» **Required task**
Give again, exactly as written, the lines of the records below from the line with "Emit a Python" to the line with "last_price = 1900.135". Both end lines count; pictures do not.

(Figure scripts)
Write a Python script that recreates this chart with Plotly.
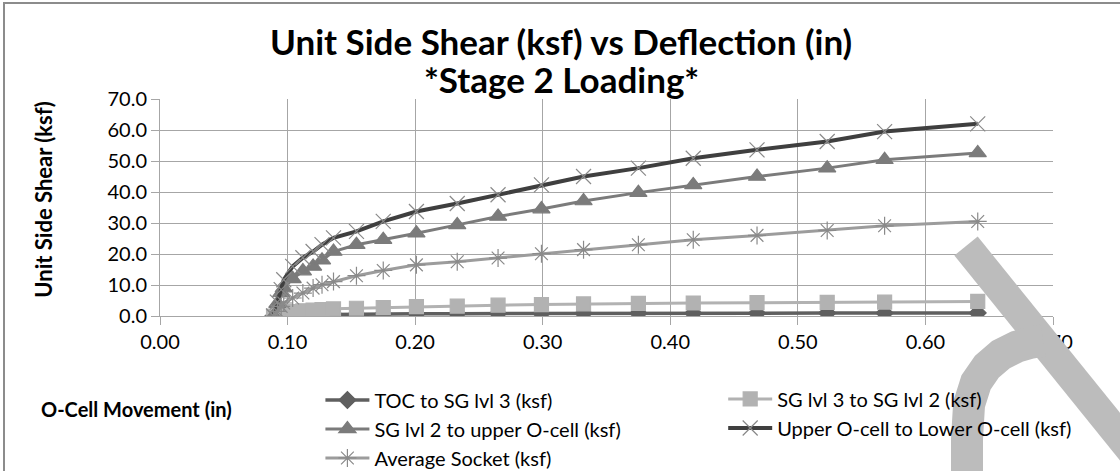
import plotly.graph_objects as go

# O-cell movement (in), shared by all series
movement = [0.089, 0.092, 0.095, 0.097, 0.104, 0.112, 0.120, 0.127, 0.136, 0.154, 0.175,
            0.201, 0.233, 0.265, 0.299, 0.332, 0.375, 0.418, 0.468, 0.523, 0.568, 0.641]

# unit side shear (ksf)
toc_sg3 = [0.0, 0.1, 0.2, 0.3, 0.35, 0.4, 0.45, 0.5, 0.55, 0.6, 0.65,
           0.7, 0.75, 0.8, 0.8, 0.85, 0.85, 0.9, 0.9, 0.95, 0.95, 1.0]
sg3_sg2 = [0.0, 0.4, 0.8, 1.1, 1.4, 1.7, 1.9, 2.1, 2.3, 2.5, 2.7,
           3.0, 3.2, 3.5, 3.7, 3.9, 4.1, 4.2, 4.3, 4.4, 4.5, 4.7]
sg2_upper = [0.0, 4.0, 7.5, 9.0, 12.0, 14.5, 16.0, 18.0, 20.8, 23.0, 24.6,
             26.7, 29.4, 32.1, 34.5, 37.1, 39.8, 42.3, 45.0, 47.7, 50.4, 52.6]
upper_lower = [0.0, 4.5, 8.5, 11.7, 16.0, 18.8, 20.8, 23.0, 25.2, 27.3, 30.5,
               33.7, 36.3, 39.1, 42.3, 45.0, 47.7, 50.9, 53.6, 56.3, 59.5, 62.0]
avg_socket = [0.0, 1.5, 3.1, 4.2, 5.8, 7.4, 9.0, 10.1, 11.1, 13.0, 14.7,
              16.5, 17.5, 18.7, 20.1, 21.4, 23.0, 24.6, 26.0, 27.6, 29.1, 30.5]

# name, values, colour, symbol, size, line width, legend column
series = [
    ("TOC to SG lvl 3 (ksf)", toc_sg3, "#5f5f5f", "diamond", 13, 3.5, "legend"),
    ("SG lvl 3 to SG lvl 2 (ksf)", sg3_sg2, "#b2b2b2", "square", 14, 3, "legend2"),
    ("SG lvl 2 to upper O-cell (ksf)", sg2_upper, "#7b7b7b", "triangle-up", 15, 3, "legend"),
    ("Upper O-cell to Lower O-cell (ksf)", upper_lower, "#3f3f3f", "x-thin-open", 15, 4, "legend2"),
    ("Average Socket (ksf)", avg_socket, "#9c9c9c", "asterisk-open", 15, 3, "legend"),
]

FONT = "Lato"

fig = go.Figure()
for name, vals, col, sym, size, lw, leg in series:
    open_sym = sym.endswith("open")
    fig.add_trace(go.Scatter(
        x=movement, y=vals, name=name, mode="lines+markers", legend=leg,
        line=dict(color=col, width=lw),
        marker=dict(symbol=sym, size=size, color=col if not open_sym else "#8a8a8a",
                    line=dict(width=1.2, color="#8a8a8a" if open_sym else col)),
    ))

W, H = 1120, 471
L, R, T, B = 159.5, 1053.0, 98.5, 316.3   # plot area in px


def px(x, y):
    return (x - L) / (R - L), (B - y) / (B - T)


def path(points):
    out = []
    for i, (x, y) in enumerate(points):
        a, b = px(x, y)
        out.append(("M " if i == 0 else "L ") + f"{a:.4f} {b:.4f}")
    return " ".join(out)


shapes = []
# the reference has no gridline at 0.40
shapes.append(dict(type="line", xref="x", yref="paper", x0=0.4, x1=0.4, y0=0, y1=1,
                   line=dict(color="white", width=2), layer="between"))
# watermark strokes
shapes.append(dict(type="path", xref="paper", yref="paper",
                   path=path([(966, 246), (1135, 456)]),
                   line=dict(color="#bcbcbc", width=30), layer="above"))
arc = [(967, 490), (967, 440), (969, 405), (976, 383), (987, 367), (1001, 355),
       (1017, 347), (1031, 343), (1043, 341)]
shapes.append(dict(type="path", xref="paper", yref="paper", path=path(arc),
                   line=dict(color="#bcbcbc", width=32), layer="above"))

title_font = dict(family=FONT, size=35, color="#000000")
annotations = [
    dict(text="<b>Unit Side Shear (ksf) vs Deflection (in)</b>", xref="paper", yref="paper",
         x=px(561, 0)[0], y=px(0, 40)[1], xanchor="center", yanchor="middle",
         showarrow=False, font=title_font),
    dict(text="<b>*Stage 2 Loading*</b>", xref="paper", yref="paper",
         x=px(561, 0)[0], y=px(0, 78)[1], xanchor="center", yanchor="middle",
         showarrow=False, font=title_font),
    dict(text="<b>Unit Side Shear (ksf)</b>", xref="paper", yref="paper",
         x=px(43, 0)[0], y=px(0, 199)[1], xanchor="center", yanchor="middle",
         textangle=-90, showarrow=False,
         font=dict(size=22, family=FONT, color="#000000")),
    dict(text="<b>O-Cell Movement (in)</b>", xref="paper", yref="paper",
         x=px(38, 0)[0], y=px(0, 410)[1], xanchor="left", yanchor="middle",
         showarrow=False, font=dict(size=20, family=FONT, color="#000000")),
]

legend_common = dict(orientation="v", yanchor="top", tracegroupgap=0, itemwidth=44,
                     font=dict(size=20, family=FONT, color="#000000"),
                     bgcolor="rgba(0,0,0,0)", borderwidth=0)

fig.update_layout(
    width=W, height=H,
    margin=dict(l=L, r=W - R, t=T, b=H - B, autoexpand=False),
    paper_bgcolor="white", plot_bgcolor="white",
    font=dict(family=FONT, size=17, color="#000000"),
    xaxis=dict(range=[0, 0.7], dtick=0.1, tick0=0, tickformat=".2f",
               showgrid=True, gridcolor="#a6a6a6", gridwidth=1,
               showline=True, linecolor="#a6a6a6", linewidth=1,
               ticks="outside", ticklen=8, tickcolor="#a6a6a6",
               zeroline=False, tickfont=dict(size=20, family=FONT, color="#000000")),
    yaxis=dict(range=[0, 70], dtick=10, tick0=0, tickformat=".1f",
               showgrid=True, gridcolor="#a6a6a6", gridwidth=1,
               showline=True, linecolor="#a6a6a6", linewidth=1,
               ticks="outside", ticklen=8, tickcolor="#a6a6a6",
               zeroline=False, tickfont=dict(size=20, family=FONT, color="#000000")),
    showlegend=True,
    legend=dict(x=px(320, 0)[0], xanchor="left", y=px(0, 381)[1], **legend_common),
    legend2=dict(x=px(723, 0)[0], xanchor="left", y=px(0, 380)[1], **legend_common),
    annotations=annotations,
    shapes=shapes,
)

# drop the default page margin and add the chart-area border (left and top edges)
post = (
    "document.body.style.margin='0';"
    "var b=document.createElement('div');"
    "b.style.cssText='position:absolute;left:3px;top:2px;width:1300px;height:700px;"
    "border-left:2px solid #8c8c8c;border-top:2px solid #8c8c8c;pointer-events:none;';"
    "document.body.appendChild(b);"
    "document.body.style.overflow='hidden';"
)
fig.write_html("out.html", config={"displayModeBar": False}, post_script=post)
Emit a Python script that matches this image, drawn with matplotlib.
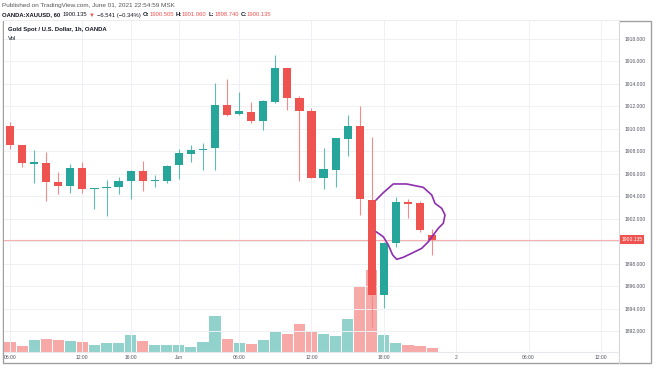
import matplotlib.pyplot as plt
import matplotlib.transforms as mtransforms
from matplotlib.patches import Rectangle
from matplotlib.lines import Line2D

plt.rcParams['font.family'] = ['Liberation Sans', 'DejaVu Sans']

## Data (1h bars, XAUUSD)
opens = [1910.28, 1908.56, 1906.90, 1906.98, 1905.24, 1904.91, 1906.54, 1904.62, 1904.70,
         1904.79, 1905.38, 1906.25, 1905.33, 1905.36, 1906.78, 1907.76, 1908.12, 1908.27,
         1912.12, 1911.30, 1911.53, 1910.72, 1912.42, 1915.39, 1912.77, 1911.62, 1905.65,
         1906.33, 1909.07, 1910.25, 1903.66, 1895.20, 1899.86, 1903.45, 1903.37, 1900.505]
closes = [1908.56, 1906.93, 1907.00, 1905.29, 1904.91, 1906.54, 1904.62, 1904.70, 1904.80,
          1905.38, 1906.25, 1905.36, 1905.40, 1906.72, 1907.82, 1908.12, 1908.23, 1912.12,
          1911.23, 1911.59, 1910.72, 1912.50, 1915.39, 1912.72, 1911.59, 1905.65, 1906.40,
          1909.16, 1910.25, 1903.73, 1895.20, 1899.86, 1903.46, 1903.30, 1900.99, 1900.135]
highs = [1910.64, 1908.60, 1908.12, 1907.91, 1906.18, 1906.84, 1907.07, 1904.75, 1905.44,
         1905.70, 1906.33, 1907.14, 1905.90, 1906.75, 1908.18, 1908.53, 1908.71, 1914.06,
         1914.41, 1913.25, 1912.42, 1912.57, 1916.58, 1915.40, 1912.90, 1911.83, 1908.27,
         1909.20, 1911.23, 1912.03, 1909.25, 1899.90, 1903.96, 1903.75, 1903.60, 1901.06]
lows = [1908.18, 1906.58, 1905.20, 1903.60, 1904.17, 1904.26, 1904.26, 1902.83, 1902.24,
        1904.20, 1903.73, 1904.47, 1904.80, 1905.20, 1905.51, 1907.07, 1906.33, 1906.33,
        1911.14, 1911.23, 1910.55, 1909.90, 1912.27, 1911.68, 1905.38, 1905.60, 1904.62,
        1904.80, 1907.58, 1902.33, 1892.38, 1894.02, 1899.50, 1902.03, 1900.84, 1898.74]
volumes = [1040, 570, 1240, 1340, 1170, 1100, 1000, 740, 870, 940, 1700, 1100, 740, 730,
           700, 500, 1000, 3630, 1330, 900, 800, 1230, 2030, 1830, 2800, 2100, 1830, 1600,
           3330, 6500, 8200, 1670, 900, 670, 570, 430]

tick_bars = [0, 6, 10, 14, 19, 25, 31, 37, 43, 49]
tick_labels = ['06:00', '12:00', '16:00', 'Jun', '06:00', '12:00', '18:00', '2', '06:00', '12:00']
price_ticks = list(range(1892, 1919, 2))
last_price = 1900.135

# hand-drawn purple loop (bar index, price)
loop_x = [30.35, 30.95, 31.78, 32.89, 34.27, 34.97, 35.24, 35.80, 36.07, 35.93, 35.51,
          35.10, 34.69, 34.14, 33.31, 32.61, 32.06, 31.73, 31.37, 30.95, 30.35]
loop_y = [1903.66, 1904.31, 1905.09, 1905.09, 1904.79, 1904.11, 1903.37, 1902.92, 1902.33,
          1901.59, 1901.14, 1900.55, 1899.95, 1899.36, 1898.92, 1898.56, 1898.38, 1898.77,
          1899.66, 1900.40, 1900.84]

GREEN = '#26a69a'
RED = '#ef5350'
DARK = '#131722'
GREY = '#50535e'

W, H = 654, 366
fig = plt.figure(figsize=(W / 100, H / 100), dpi=100)

def fx(px):
    return px / W

def fy(py):
    return 1 - py / H

left, right, top, bottom = 4, 619, 21, 352
pos = [fx(left), fy(bottom), fx(right) - fx(left), fy(top) - fy(bottom)]

## Volume underneath
vol_ax = fig.add_axes(pos, zorder=1)
ax = fig.add_axes(pos, zorder=2, sharex=vol_ax)
ax.patch.set_visible(False)

x = list(range(len(opens)))
up = [c >= o for o, c in zip(opens, closes)]
colors = [GREEN if u else RED for u in up]
wick_colors = ['#5fbcb3' if u else '#f28b89' for u in up]
vol_colors = ['#92d2cc' if u else '#f7a9a7' for u in up]

vol_ax.bar(x, volumes, width=0.92, color=vol_colors, linewidth=0)
vol_ax.set_ylim(0, 33100)
vol_ax.tick_params(left=False, labelleft=False, bottom=False, labelbottom=False)
for s in vol_ax.spines.values():
    s.set_visible(False)

## Candles
ax.vlines(x, lows, highs, colors=wick_colors, lw=0.8, zorder=3)
body_bottom = [min(o, c) for o, c in zip(opens, closes)]
body_height = [max(abs(c - o), 0.12) for o, c in zip(opens, closes)]
ax.bar(x, body_height, bottom=body_bottom, width=0.68, color=colors, linewidth=0, zorder=4)

ax.axhline(last_price, color='#f7b0ae', lw=0.8, zorder=2)
ax.plot(loop_x, loop_y, color='#8e2fb0', lw=1.2, zorder=5, solid_capstyle='round')

ax.set_xlim(-0.5, 50.5)
ax.set_ylim(1890.13, 1919.60)
ax.set_xticks(tick_bars, tick_labels)
# the 1900 label sits under the last-price tag
ax.set_yticks(price_ticks, ['' if v == 1900 else f'{v:.3f}' for v in price_ticks])
ax.yaxis.tick_right()
ax.tick_params(axis='both', length=0, labelsize=3.6, labelcolor=GREY)
ax.tick_params(axis='y', pad=4)
ax.tick_params(axis='x', pad=2)
ax.grid(color='#eef0f5', lw=0.7)
ax.set_axisbelow(True)
for side in ['top', 'left']:
    ax.spines[side].set_visible(False)
ax.spines['right'].set_color('#d6d8de')
ax.spines['right'].set_linewidth(0.8)
ax.spines['bottom'].set_color('#e6e8ee')
ax.spines['bottom'].set_linewidth(0.8)

# price label on the scale
blend = mtransforms.blended_transform_factory(ax.transAxes, ax.transData)
ax.text(1.004, last_price, f'{last_price:.3f}', transform=blend, ha='left', va='center',
        fontsize=3.6, color='white', zorder=10,
        bbox=dict(boxstyle='square,pad=0.35', fc=RED, ec='none'))

# frame and separators
fig.add_artist(Rectangle((fx(3), fy(363)), fx(651) - fx(3), fy(21) - fy(363),
                         fill=False, ec='#a0a0a0', lw=1.0))
fig.add_artist(Line2D([fx(right), fx(right)], [fy(363), fy(bottom)], color='#d6d8de', lw=0.8))

## Texts
fig.text(fx(8), fy(29.5), 'Gold Spot / U.S. Dollar, 1h, OANDA', fontsize=4.3,
         fontweight='bold', color=DARK, va='center')
fig.text(fx(8), fy(38.7), 'Vol', fontsize=4.3, color=DARK, va='center')
fig.text(fx(2), fy(5.7), 'Published on TradingView.com, June 01, 2021 22:54:59 MSK',
         fontsize=4.6, color='#555555', va='center')

pieces = [('OANDA:XAUUSD, 60', DARK, 'bold', 2), ('1900.135', DARK, 'normal', 2),
          ('\u25bc', RED, 'normal', 2), ('\u22126.541 (\u22120.34%)', DARK, 'normal', 2),
          ('O:', DARK, 'bold', 0), ('1900.505', RED, 'normal', 2),
          ('H:', DARK, 'bold', 0), ('1901.060', RED, 'normal', 2),
          ('L:', DARK, 'bold', 0), ('1898.740', RED, 'normal', 2),
          ('C:', DARK, 'bold', 0), ('1900.135', RED, 'normal', 0)]
renderer = fig.canvas.get_renderer()
cur = 2
for txt, col, wt, gap in pieces:
    t = fig.text(fx(cur), fy(15), txt, fontsize=4.2, color=col, fontweight=wt, va='center')
    bb = t.get_window_extent(renderer)
    cur += bb.width + gap

fig.savefig('out.png', dpi=100)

» **Answer for the task**
Emit a Python script that matches this image, drawn with matplotlib.
import matplotlib.pyplot as plt
import matplotlib.transforms as mtransforms
from matplotlib.patches import Rectangle
from matplotlib.lines import Line2D

plt.rcParams['font.family'] = ['Liberation Sans', 'DejaVu Sans']

## Data (1h bars, XAUUSD)
opens = [1910.28, 1908.56, 1906.90, 1906.98, 1905.24, 1904.91, 1906.54, 1904.62, 1904.70,
         1904.79, 1905.38, 1906.25, 1905.33, 1905.36, 1906.78, 1907.76, 1908.12, 1908.27,
         1912.12, 1911.30, 1911.53, 1910.72, 1912.42, 1915.39, 1912.77, 1911.62, 1905.65,
         1906.33, 1909.07, 1910.25, 1903.66, 1895.20, 1899.86, 1903.45, 1903.37, 1900.505]
closes = [1908.56, 1906.93, 1907.00, 1905.29, 1904.91, 1906.54, 1904.62, 1904.70, 1904.80,
          1905.38, 1906.25, 1905.36, 1905.40, 1906.72, 1907.82, 1908.12, 1908.23, 1912.12,
          1911.23, 1911.59, 1910.72, 1912.50, 1915.39, 1912.72, 1911.59, 1905.65, 1906.40,
          1909.16, 1910.25, 1903.73, 1895.20, 1899.86, 1903.46, 1903.30, 1900.99, 1900.135]
highs = [1910.64, 1908.60, 1908.12, 1907.91, 1906.18, 1906.84, 1907.07, 1904.75, 1905.44,
         1905.70, 1906.33, 1907.14, 1905.90, 1906.75, 1908.18, 1908.53, 1908.71, 1914.06,
         1914.41, 1913.25, 1912.42, 1912.57, 1916.58, 1915.40, 1912.90, 1911.83, 1908.27,
         1909.20, 1911.23, 1912.03, 1909.25, 1899.90, 1903.96, 1903.75, 1903.60, 1901.06]
lows = [1908.18, 1906.58, 1905.20, 1903.60, 1904.17, 1904.26, 1904.26, 1902.83, 1902.24,
        1904.20, 1903.73, 1904.47, 1904.80, 1905.20, 1905.51, 1907.07, 1906.33, 1906.33,
        1911.14, 1911.23, 1910.55, 1909.90, 1912.27, 1911.68, 1905.38, 1905.60, 1904.62,
        1904.80, 1907.58, 1902.33, 1892.38, 1894.02, 1899.50, 1902.03, 1900.84, 1898.74]
volumes = [1040, 570, 1240, 1340, 1170, 1100, 1000, 740, 870, 940, 1700, 1100, 740, 730,
           700, 500, 1000, 3630, 1330, 900, 800, 1230, 2030, 1830, 2800, 2100, 1830, 1600,
           3330, 6500, 8200, 1670, 900, 670, 570, 430]

tick_bars = [0, 6, 10, 14, 19, 25, 31, 37, 43, 49]
tick_labels = ['06:00', '12:00', '16:00', 'Jun', '06:00', '12:00', '18:00', '2', '06:00', '12:00']
price_ticks = list(range(1892, 1919, 2))
last_price = 1900.135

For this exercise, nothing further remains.